((

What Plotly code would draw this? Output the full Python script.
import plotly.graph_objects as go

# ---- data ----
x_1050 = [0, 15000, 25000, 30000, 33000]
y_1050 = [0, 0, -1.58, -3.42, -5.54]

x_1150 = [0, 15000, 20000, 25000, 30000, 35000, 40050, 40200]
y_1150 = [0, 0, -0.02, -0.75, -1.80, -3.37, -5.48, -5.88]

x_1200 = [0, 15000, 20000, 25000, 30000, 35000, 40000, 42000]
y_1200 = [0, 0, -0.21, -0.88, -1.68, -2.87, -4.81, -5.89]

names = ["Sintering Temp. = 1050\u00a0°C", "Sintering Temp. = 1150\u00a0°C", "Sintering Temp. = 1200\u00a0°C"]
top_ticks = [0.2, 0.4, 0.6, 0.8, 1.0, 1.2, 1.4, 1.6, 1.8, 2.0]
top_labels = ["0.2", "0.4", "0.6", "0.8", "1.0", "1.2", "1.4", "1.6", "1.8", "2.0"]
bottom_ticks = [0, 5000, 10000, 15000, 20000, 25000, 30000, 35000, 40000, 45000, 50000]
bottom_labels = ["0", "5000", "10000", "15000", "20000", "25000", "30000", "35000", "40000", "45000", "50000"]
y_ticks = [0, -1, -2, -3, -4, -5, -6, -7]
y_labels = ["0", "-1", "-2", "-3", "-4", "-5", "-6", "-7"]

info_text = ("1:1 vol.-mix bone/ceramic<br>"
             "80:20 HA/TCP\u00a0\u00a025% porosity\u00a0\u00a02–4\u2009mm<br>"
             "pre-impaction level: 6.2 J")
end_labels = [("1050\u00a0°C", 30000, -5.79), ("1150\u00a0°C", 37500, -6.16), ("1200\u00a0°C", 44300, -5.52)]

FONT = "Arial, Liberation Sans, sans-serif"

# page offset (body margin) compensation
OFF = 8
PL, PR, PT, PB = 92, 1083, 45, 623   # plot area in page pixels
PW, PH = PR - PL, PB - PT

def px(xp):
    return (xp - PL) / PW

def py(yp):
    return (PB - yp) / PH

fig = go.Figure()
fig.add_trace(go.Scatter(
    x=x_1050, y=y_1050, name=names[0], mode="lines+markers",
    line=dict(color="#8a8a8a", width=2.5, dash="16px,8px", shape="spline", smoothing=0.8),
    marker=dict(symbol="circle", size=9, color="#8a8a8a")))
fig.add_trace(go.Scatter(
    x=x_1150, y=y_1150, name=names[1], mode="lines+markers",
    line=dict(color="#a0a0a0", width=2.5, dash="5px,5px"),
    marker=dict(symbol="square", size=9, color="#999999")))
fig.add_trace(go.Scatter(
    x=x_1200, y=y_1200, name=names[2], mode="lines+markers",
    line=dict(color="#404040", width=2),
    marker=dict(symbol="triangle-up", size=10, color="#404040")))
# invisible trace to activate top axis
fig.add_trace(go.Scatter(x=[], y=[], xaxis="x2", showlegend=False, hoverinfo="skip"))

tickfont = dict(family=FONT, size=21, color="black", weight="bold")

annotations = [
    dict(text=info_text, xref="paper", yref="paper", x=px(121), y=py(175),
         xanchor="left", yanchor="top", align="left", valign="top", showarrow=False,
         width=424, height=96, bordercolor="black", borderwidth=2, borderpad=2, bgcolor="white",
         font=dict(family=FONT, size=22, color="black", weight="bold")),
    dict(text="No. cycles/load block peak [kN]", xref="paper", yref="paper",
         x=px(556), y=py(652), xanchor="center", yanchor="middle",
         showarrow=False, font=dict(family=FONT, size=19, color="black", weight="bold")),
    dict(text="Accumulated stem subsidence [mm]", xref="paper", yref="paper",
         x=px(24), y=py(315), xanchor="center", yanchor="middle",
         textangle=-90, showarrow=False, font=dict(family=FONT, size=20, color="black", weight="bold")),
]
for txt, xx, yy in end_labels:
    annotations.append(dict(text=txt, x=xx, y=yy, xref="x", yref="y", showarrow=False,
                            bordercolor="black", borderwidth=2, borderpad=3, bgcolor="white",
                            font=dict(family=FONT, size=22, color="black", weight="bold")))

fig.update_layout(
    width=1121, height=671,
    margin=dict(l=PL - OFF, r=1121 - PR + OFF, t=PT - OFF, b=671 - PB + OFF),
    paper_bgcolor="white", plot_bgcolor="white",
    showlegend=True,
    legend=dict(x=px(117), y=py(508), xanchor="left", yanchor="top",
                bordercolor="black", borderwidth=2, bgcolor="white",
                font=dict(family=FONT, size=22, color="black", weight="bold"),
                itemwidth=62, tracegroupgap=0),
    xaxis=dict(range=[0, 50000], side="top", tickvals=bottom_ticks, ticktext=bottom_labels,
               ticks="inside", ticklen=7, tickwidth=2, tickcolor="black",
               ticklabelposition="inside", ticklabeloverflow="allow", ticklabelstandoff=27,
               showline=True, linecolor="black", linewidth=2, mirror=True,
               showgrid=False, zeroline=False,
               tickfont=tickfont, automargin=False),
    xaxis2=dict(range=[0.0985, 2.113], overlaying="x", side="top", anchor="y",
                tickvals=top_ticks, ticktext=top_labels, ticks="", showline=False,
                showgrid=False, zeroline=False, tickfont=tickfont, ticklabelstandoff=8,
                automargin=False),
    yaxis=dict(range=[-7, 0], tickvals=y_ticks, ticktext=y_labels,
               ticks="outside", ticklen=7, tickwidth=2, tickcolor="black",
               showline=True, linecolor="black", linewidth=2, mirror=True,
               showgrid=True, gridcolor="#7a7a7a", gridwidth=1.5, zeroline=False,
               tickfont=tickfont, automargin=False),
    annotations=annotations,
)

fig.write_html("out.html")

))

### SHORT EXERCISE
Reproduce, please, the lines of the material from its first line down to the line containing "y_1200 = [0, 0, -0.21, -0.88, -1.68, -2.87, -4.81, -5.89]", keeping both ends and nothing beyond them.

### WRITTEN ANSWER
What Plotly code would draw this? Output the full Python script.
import plotly.graph_objects as go

# ---- data ----
x_1050 = [0, 15000, 25000, 30000, 33000]
y_1050 = [0, 0, -1.58, -3.42, -5.54]

x_1150 = [0, 15000, 20000, 25000, 30000, 35000, 40050, 40200]
y_1150 = [0, 0, -0.02, -0.75, -1.80, -3.37, -5.48, -5.88]

x_1200 = [0, 15000, 20000, 25000, 30000, 35000, 40000, 42000]
y_1200 = [0, 0, -0.21, -0.88, -1.68, -2.87, -4.81, -5.89]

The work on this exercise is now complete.